$130 billion deal between Verizon and Vodafone finalized


By: Zain Nabi  |   September 2nd, 2013   |   Business, News

The decade-long corporate standoff finally comes to an end as Verizon communications seems set to take full power in its wireless business in the US by handing an amount of $130 billion to buy out Vodafone.

 

The British firm was in advanced talk with Verizon to take over its 45% stake in the joint venture of Verizon wireless in the US in return of cash and common shares. This is the world’s third largest deal by now. In 2000, Vodafone made the world’s largest deal of a $203 billion hostile takeover of Germany’s Mannesmann.

 

Many people who are familiar with the news told media that they were expecting the announcement by the company after the close of the London Stock Market on Monday, and after the board members of Verizon are gathered to vote on the proposed transaction for selling the shares of the largest mobile phone operator in the United States.

 

Many of the board members voted to back the deal, according to one person familiar with the matter.

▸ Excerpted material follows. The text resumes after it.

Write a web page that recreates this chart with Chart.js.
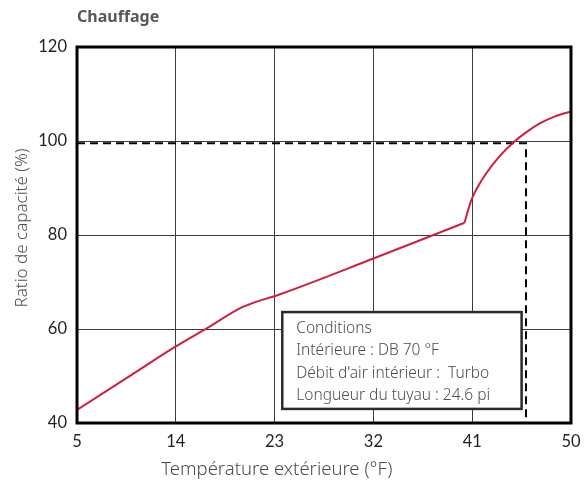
<!DOCTYPE html>
<html>
<head>
<meta charset="utf-8">
<script src="https://cdn.jsdelivr.net/npm/chart.js@4/dist/chart.umd.min.js"></script>
<style>
html,body{margin:0;padding:0;background:#fff;}
#wrap{width:584px;height:491px;}
</style>
</head>
<body>
<div id="wrap"><canvas id="grafico"></canvas></div>
<script>
// temperatura exterior (°F) y ratio de capacidad (%), tramo bajo y tramo alto
var tempBaja = [5, 10, 14, 17, 20, 21, 23.5, 32, 40.3];
var ratioBaja = [42.8, 50.3, 56.3, 60.4, 64.6, 65.5, 67.4, 75.0, 82.6];
var tempAlta = [40.3, 40.9, 41.5, 42.3, 43.5, 44.7, 46, 47.2, 48.5, 50];
var ratioAlta = [82.6, 87.3, 90.2, 93.2, 96.8, 99.6, 102.0, 103.8, 105.2, 106.3];
// linea de referencia punteada
var tempRef = [5, 45.9, 45.9];
var ratioRef = [99.5, 99.5, 40];
var ticksX = [5, 14, 23, 32, 41, 50];
var ticksY = [40, 60, 80, 100, 120];
var titulo = "Chauffage";
var tituloX = "Température extérieure (°F)";
var tituloY = "Ratio de capacité (%)";
var condiciones = ["Conditions", "Intérieure : DB 70 °F", "Débit d'air intérieur :  Turbo", "Longueur du tuyau : 24.6 pi"];

function puntos(xs, ys){
    return xs.map(function(x, i){ return {x: x, y: ys[i]}; });
}

var rojo = "#d01f3e";
var fuente = "Lato";
var fuenteTexto = "'Noto Sans'";
var gris = "#4d4d4f";

// dibuja marco, titulos y la caja de condiciones
var decoracion = {
    id: 'decoracion',
    afterDraw: function(chart){
        var ctx = chart.ctx, a = chart.chartArea;
        var sx = chart.scales.x, sy = chart.scales.y;
        ctx.save();

        // caja de condiciones
        var x0 = sx.getPixelForValue(23.7), x1 = sx.getPixelForValue(45.5);
        var y0 = sy.getPixelForValue(63.6), y1 = sy.getPixelForValue(43.0);
        ctx.fillStyle = "#fff";
        ctx.fillRect(x0, y0, x1 - x0, y1 - y0);
        ctx.strokeStyle = "#2b2b2b";
        ctx.lineWidth = 2.5;
        ctx.strokeRect(x0, y0, x1 - x0, y1 - y0);
        ctx.fillStyle = gris;
        ctx.font = "300 15.5px " + fuenteTexto;
        ctx.textAlign = "left";
        ctx.textBaseline = "middle";
        condiciones.forEach(function(t, i){
            ctx.fillText(t, x0 + 14, y0 + 16 + i * 22.5);
        });

        // marco
        ctx.strokeStyle = "#000";
        ctx.lineWidth = 3;
        ctx.strokeRect(a.left, a.top, a.right - a.left, a.bottom - a.top);

        // titulo
        ctx.fillStyle = "#58585a";
        ctx.font = "bold 16px " + fuenteTexto;
        ctx.textAlign = "left";
        ctx.textBaseline = "middle";
        ctx.fillText(titulo, a.left, 17);

        // titulo eje x
        ctx.fillStyle = gris;
        ctx.font = "300 18.5px " + fuenteTexto;
        ctx.textAlign = "center";
        ctx.fillText(tituloX, sx.getPixelForValue(23.2), 470);

        // titulo eje y
        ctx.font = "300 17px " + fuenteTexto;
        ctx.translate(22, (a.top + a.bottom) / 2 - 7);
        ctx.rotate(-Math.PI / 2);
        ctx.fillText(tituloY, 0, 0);
        ctx.restore();
    }
};

new Chart(document.getElementById("grafico"), {
    type: 'line',
    data: {
        datasets: [
            {
                data: puntos(tempBaja, ratioBaja),
                borderColor: rojo,
                borderWidth: 2,
                pointRadius: 0,
                cubicInterpolationMode: 'monotone',
                fill: false
            },
            {
                data: puntos(tempAlta, ratioAlta),
                borderColor: rojo,
                borderWidth: 2,
                pointRadius: 0,
                cubicInterpolationMode: 'monotone',
                fill: false
            },
            {
                data: puntos(tempRef, ratioRef),
                borderColor: "#000",
                borderWidth: 2,
                borderDash: [8, 5],
                pointRadius: 0,
                tension: 0,
                fill: false
            }
        ]
    },
    options: {
        responsive: true,
        maintainAspectRatio: false,
        animation: false,
        layout: { padding: { left: 0, top: 47, right: 13, bottom: 0 } },
        plugins: {
            legend: { display: false },
            tooltip: { enabled: false },
            title: { display: false }
        },
        scales: {
            x: {
                type: 'linear',
                min: 5,
                max: 50,
                afterBuildTicks: function(s){ s.ticks = ticksX.map(function(v){ return {value: v}; }); },
                afterFit: function(s){ s.height = 68; s.paddingRight = 0; s.paddingLeft = 0; },
                grid: { color: "#3c3c3c", lineWidth: 1, drawTicks: false },
                border: { display: false },
                ticks: { color: "#231f20", font: { family: fuente, size: 16.5 }, padding: 9 }
            },
            y: {
                min: 40,
                max: 120,
                afterBuildTicks: function(s){ s.ticks = ticksY.map(function(v){ return {value: v}; }); },
                afterFit: function(s){ s.width = 77; },
                grid: { color: "#3c3c3c", lineWidth: 1, drawTicks: false },
                border: { display: false },
                ticks: { color: "#231f20", font: { family: fuente, size: 16.5 }, padding: 10 }
            }
        }
    },
    plugins: [decoracion]
});
</script>
</body>
</html>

Vodafone is considered as one of the biggest and well-known companies of Britain, which over the last 20 years has grown rapidly through a separate aggressive deal, spreading its brand in more than 30 courtiers worldwide.

 

Vodafone would get a total of $130 billion ($60 billion cash, $60 billion Verizon stock, and an additional $10 billion from other smaller transaction) two people familiar with the news told media. The long-running saga would come to end for both Vodafone and Verizon that was trying to take full control over Verizon wireless from many years, but unable to agree a price.

 

There are more than 100 million customers of Verizon Wireless, said Richard Dunbar, investment director at Scottish Widows. He told the BBC: “It has been worth the wait [for Vodafone shareholders]. Previously it [Verizon Wireless] wasn’t generating a lot of cash and it wasn’t paying dividends to the parent company and the relationship between the managers was a poor one. Recently it has been better – and the business has been performing better.”